Easter 4 2009
Every forth Sunday of Easter we have Good Shepherd Sunday. Everybody loves the23rd psalm but that is not where Jesus is pulling his reference. Instead Jesus is using as his Old Testament text for his sermon Ezekiel 34, in which the kings of Israel are criticized for being false shepherds. A key feature is the urban rather than rural setting of what Jesus is speaking about. He is talking about the sheep gate in the city of Jerusalem, the gate through which the sacrificial lambs entered the temple complex.
This Good Shepherd lesson is the continuation and end to the story in John 9 about the man born blind.
"Some of the Pharisees near him heard this and said to him, "Surely we are not blind, are we?" Jesus said to them, "If you were blind, you would not have sin. But now that you say, 'We see,' your sin remains. Very truly, I tell you, anyone who does not enter the sheepfold by the gate but climbs in by another way is a thief and a bandit. The one who enters by the gate is the shepherd of the sheep". (John 9:40-10:2)
There is no change in the setting or audience, the Good Shepherd is another bomb dropped on the Pharisees world view. Jesus shows the Pharisees who think that they can see, that God is ending the sacrificial system that brought order to their society.
The gatekeeper in verse 3 counts the sheep and pays the shepherd for the sheep that will feed the fires of sacrifice. But the good shepherd does not leave the sheep at the gate. Jesus, the good shepherd walks right through the gate ahead of the sheep right into the temple courtyard to be slaughtered. Jesus lays down his life as the lamb of God, as God sacrifices his son to a sinful human religious system.
The religious leaders of Jesus' day were a total waste, they were blind and their sin of inaccurate judgment, the judgment that took Jesus to the cross was shown to be false by the resurrection. The sheep gate was a one way trip. The lesson tells us that the good shepherd is a two way gate, which allows the sheep to move freely between shelter and pasture and back again.

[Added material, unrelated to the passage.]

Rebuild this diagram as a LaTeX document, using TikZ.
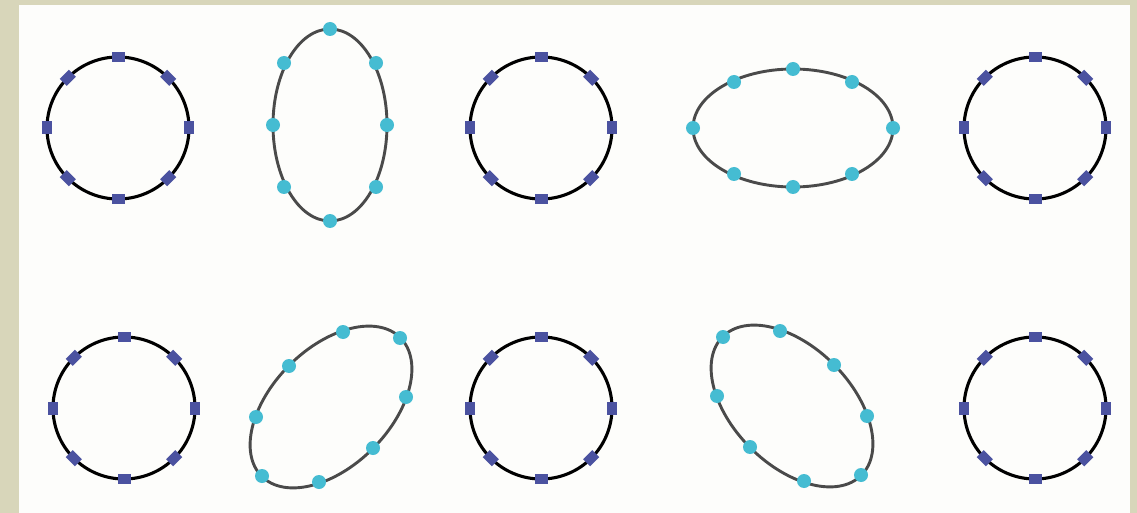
\documentclass[tikz,border=0pt]{standalone}
\definecolor{bgbeige}{HTML}{D8D6BA}
\definecolor{panelwhite}{HTML}{FDFDFB}
\definecolor{ovalgray}{HTML}{4A4A4A}
\definecolor{dotblue}{HTML}{4B52A0}
\definecolor{dotcyan}{HTML}{45BCD2}
\begin{document}
\begin{tikzpicture}[x=1pt,y=-1pt,
  ring/.style={line width=3.1pt, draw=black},
  oval/.style={line width=2.9pt, draw=ovalgray},
  bdot/.style={rectangle, fill=dotblue, minimum width=13pt, minimum height=10pt, inner sep=0pt},
  cdot/.style={circle, fill=dotcyan, minimum size=14pt, inner sep=0pt}]
\useasboundingbox (0,0) rectangle (1137,513);
\fill[bgbeige] (0,0) rectangle (1137,513);
\fill[panelwhite] (19,5) rectangle (1130,513);
% circles
\foreach \cx/\cy/\nm in {118/128/c1, 541/128/c3, 1035/128/c5, 124/408/c6, 541/408/c8, 1035/408/c10}{
  \begin{scope}[shift={(\cx,\cy)}]
    \coordinate (\nm) at (0,0);
    \draw[ring] (\nm) circle[radius=71pt];
    \foreach \a in {0,45,...,315}
      \node[bdot, rotate=\a+90] (\nm-\a) at (\a:71pt) {};
  \end{scope}
}
% vertical ellipse
\coordinate (e2) at (330,125);
\draw[oval] (e2) ellipse[x radius=57pt, y radius=96pt];
\begin{scope}[shift={(e2)}]
  \foreach \px/\py [count=\i] in {0/-96, 46/-62, 57/0, 46/62, 0/96, -46/62, -57/0, -46/-62}
    \node[cdot] (e2-\i) at (\px,\py) {};
\end{scope}
% horizontal ellipse
\coordinate (e4) at (793,128);
\draw[oval] (e4) ellipse[x radius=100pt, y radius=59pt];
\begin{scope}[shift={(e4)}]
  \foreach \px/\py [count=\i] in {0/-59, 59/-46, 100/0, 59/46, 0/59, -59/46, -100/0, -59/-46}
    \node[cdot] (e4-\i) at (\px,\py) {};
\end{scope}
% tilted ellipse /
\coordinate (e7) at (331,407);
\draw[oval, rotate around={45:(e7)}] (e7) ellipse[x radius=98pt, y radius=59pt];
\begin{scope}[shift={(e7)}]
  \foreach \px/\py [count=\i] in {12/-75, 69/-69, 75/-10, 42/41, -12/75, -69/69, -75/10, -42/-41}
    \node[cdot] (e7-\i) at (\px,\py) {};
\end{scope}
% tilted ellipse \
\coordinate (e9) at (792,406);
\draw[oval, rotate around={-45:(e9)}] (e9) ellipse[x radius=98pt, y radius=59pt];
\begin{scope}[shift={(e9)}]
  \foreach \px/\py [count=\i] in {-12/-75, -69/-69, -75/-10, -42/41, 12/75, 69/69, 75/10, 42/-41}
    \node[cdot] (e9-\i) at (\px,\py) {};
\end{scope}
\end{tikzpicture}
\end{document}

God gives this gift of freedom to his people. Suddenly all the differences between sheep, sacrificial victims and the sheep disappear. The good shepherd, himself a victim, and then leads the sheep out of the sheepfold. The people and the leaders of Jerusalem judged Jesus as guilty and put him on a cross. God judged our judging on the cross by raising Jesus and he told us to stop!
No lesson in the New Testament scares me more than this, in terms of my being a Pastor, the very word pastor comes from this text as Jesus presents himself as the good shepherd. Is the church the good shepherd or are we the hirelings and thieves? I am more concerned every year that when the world looks at us they do not see sheep who are following a Good Shepherd. People see our church not as a place where they can seek shelter and sustenance but rather as a place of power and greed. Pastors are viewed as vain ambitious people who want bigger paychecks, larger congregations and better buildings.

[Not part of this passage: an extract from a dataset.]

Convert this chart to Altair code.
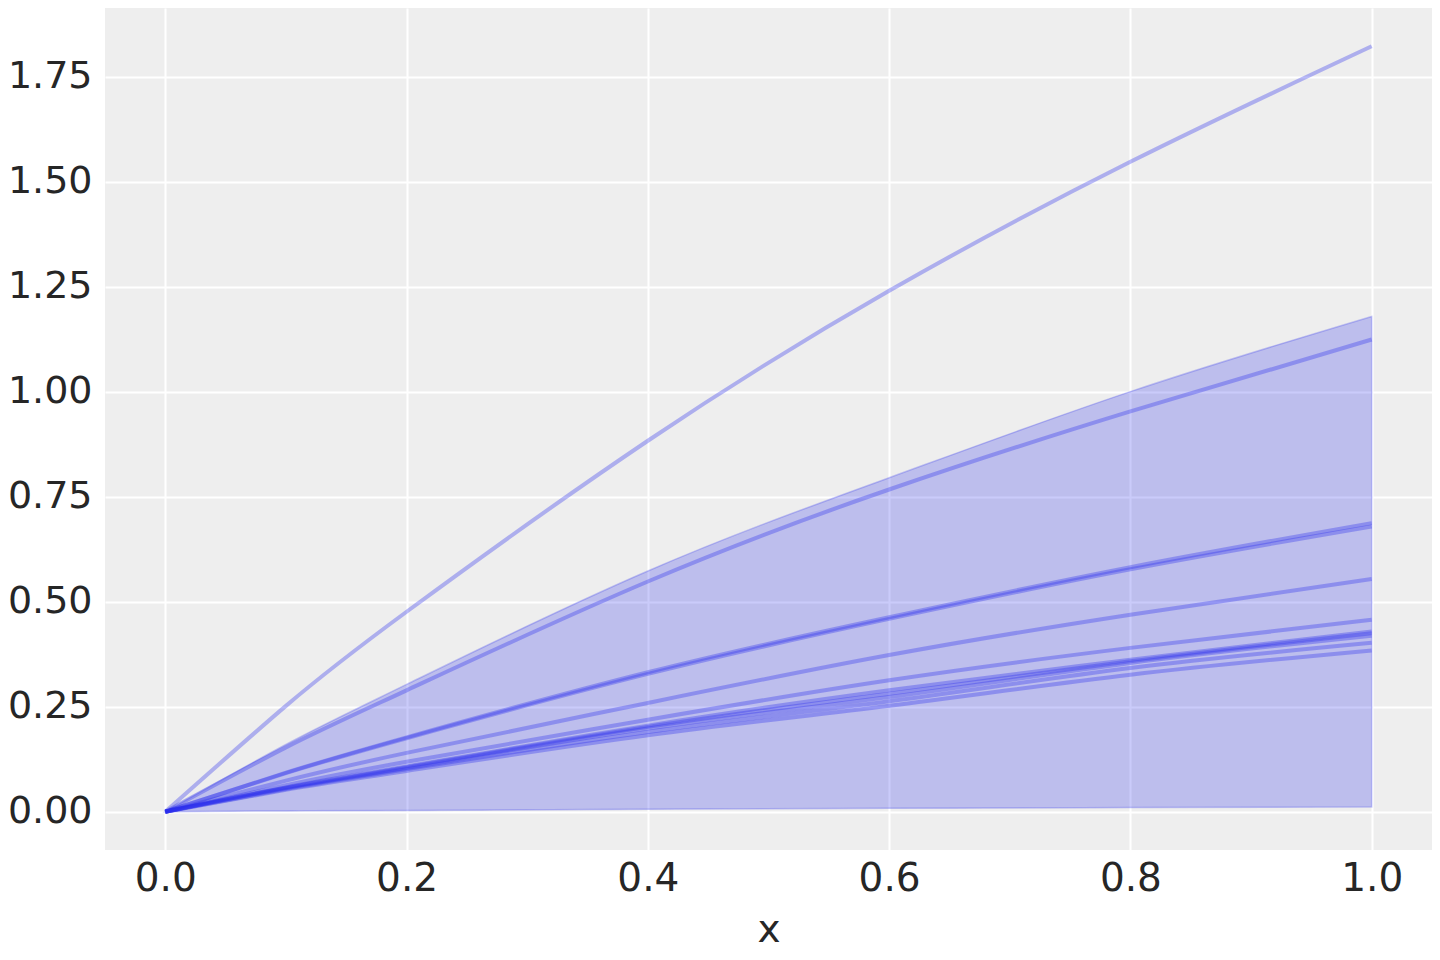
import altair as alt
import pandas as pd

# x positions at which values were read
xs = [0.0, 0.1, 0.2, 0.4, 0.6, 0.8, 1.0]

# sample lines
line_values = [
    [0, 0.252, 0.476, 0.883, 1.240, 1.547, 1.822],
    [0, 0.153, 0.289, 0.548, 0.767, 0.953, 1.124],
    [0, 0.093, 0.177, 0.332, 0.463, 0.582, 0.687],
    [0, 0.092, 0.175, 0.328, 0.459, 0.577, 0.679],
    [0, 0.074, 0.140, 0.259, 0.373, 0.469, 0.554],
    [0, 0.063, 0.119, 0.219, 0.313, 0.390, 0.457],
    [0, 0.058, 0.108, 0.205, 0.289, 0.362, 0.429],
    [0, 0.057, 0.106, 0.202, 0.281, 0.358, 0.425],
    [0, 0.056, 0.104, 0.198, 0.273, 0.354, 0.419],
    [0, 0.054, 0.101, 0.190, 0.263, 0.342, 0.402],
    [0, 0.052, 0.097, 0.182, 0.252, 0.326, 0.384],
]

# HDI band
band_upper = [0, 0.160, 0.303, 0.573, 0.795, 1.000, 1.179]
band_lower = [0, 0.002, 0.003, 0.006, 0.008, 0.010, 0.011]

y_ticks = [0.0, 0.25, 0.5, 0.75, 1.0, 1.25, 1.5, 1.75]
x_ticks = [0.0, 0.2, 0.4, 0.6, 0.8, 1.0]

rows = []
for i, vals in enumerate(line_values):
    for x, v in zip(xs, vals):
        rows.append({"x": x, "y": v, "line": i})
lines_df = pd.DataFrame(rows)
band_df = pd.DataFrame({"x": xs, "lo": band_lower, "hi": band_upper})

BLUE = "#2a2eec"
FONT = "DejaVu Sans"

xscale = alt.Scale(domain=[-0.05, 1.05], nice=False, zero=False)
yscale = alt.Scale(domain=[-0.0911, 1.9131], nice=False, zero=False)

xaxis = alt.Axis(values=x_ticks, format=".1f", title="x", labelPadding=9, titlePadding=12)
yaxis = alt.Axis(values=y_ticks, format=".2f", title=None, labelPadding=13, labelFontSize=38)

band = alt.Chart(band_df).mark_area(
    color=BLUE, fillOpacity=0.25, stroke=BLUE, strokeOpacity=0.25, strokeWidth=1.5,
    interpolate="natural"
).encode(
    x=alt.X("x:Q", scale=xscale, axis=xaxis),
    y=alt.Y("hi:Q", scale=yscale, axis=yaxis),
    y2="lo:Q",
)

lines = alt.Chart(lines_df).mark_line(
    color=BLUE, opacity=0.33, strokeWidth=4, interpolate="natural"
).encode(
    x=alt.X("x:Q", scale=xscale),
    y=alt.Y("y:Q", scale=yscale),
    detail="line:N",
)

chart = alt.layer(band, lines).properties(
    width=1327,
    height=842,
    autosize=alt.AutoSizeParams(type="none"),
    padding={"left": 97, "top": 0, "right": 0, "bottom": 100},
    background="white",
).configure_view(
    fill="#eeeeee", strokeWidth=0
).configure_axis(
    domain=False, ticks=False, grid=True, gridColor="white", gridWidth=2,
    labelFont=FONT, labelFontSize=39, labelColor="#262626",
    titleFont=FONT, titleFontSize=39, titleColor="#262626", titleFontWeight="normal",
)

chart.save("out.html", embed_options={"renderer": "svg", "actions": False})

We are really ever more playing from behind. Today's lesson reminds us that all we have is Jesus, but happily that is all we need. A proper focus on the Lord will save us and make the church faithful to its calling to be Christ to the world.
As Jesus shepherds us he asks us to take up his cross and follow him. This means being shepherds to each other, reflecting the shepherding of Jesus to each other in all that we do.
The good news of freedom in Jesus Christ, the freedom of being able to go in and out and in again through our Good Shepherd, draws us into a new and different set of relationships with each other. The difference is that we no longer relate as rivals but as children in the same family with Jesus' Father as our Father too. This will flow naturally as a response to the new life into which we are drawn by Jesus.
Together with the good shepherd clearly supporting us, we can be the friends of sinners, we can dine with tax collectors and prostitutes, we can be kind to these outcasts and critical of our bishops, governors and all those who know all about binding and nothing about loosing. Making others look bad so that we may look comparatively good has to stop. Only when it stops will we stop being hirelings and thieves ourselves and move into Good Shepherd mode. Thinking about the world in terms of "we and they" is just more of the idolatrous monster that crucified our Lord.
This morning the gate that swings both ways is here before us as we come to the Lord's Supper. Jesus goes out into us. As we hear the voice of the good shepherd calling us by name, we are led out to be little shepherds to our world. We enter by the door that is our Lord. In baptism we entered into Jesus' death and we became part of the fold. That is why we can now hear his voice. Those who have died in baptism can recognize the voice of God, who calls us into being and love us. The other voices are no longer followed because we know the voice of Jesus and follow only him.
We can go in and we can
go out and as we do, we become shepherds ourselves. Jesus who went before
us went before us not to be apart from us, but to be himself in each one of
us. Now each one of us called by our names can recognize Jesus and as we follow
we can be shepherds to those who recognized the Lord in us.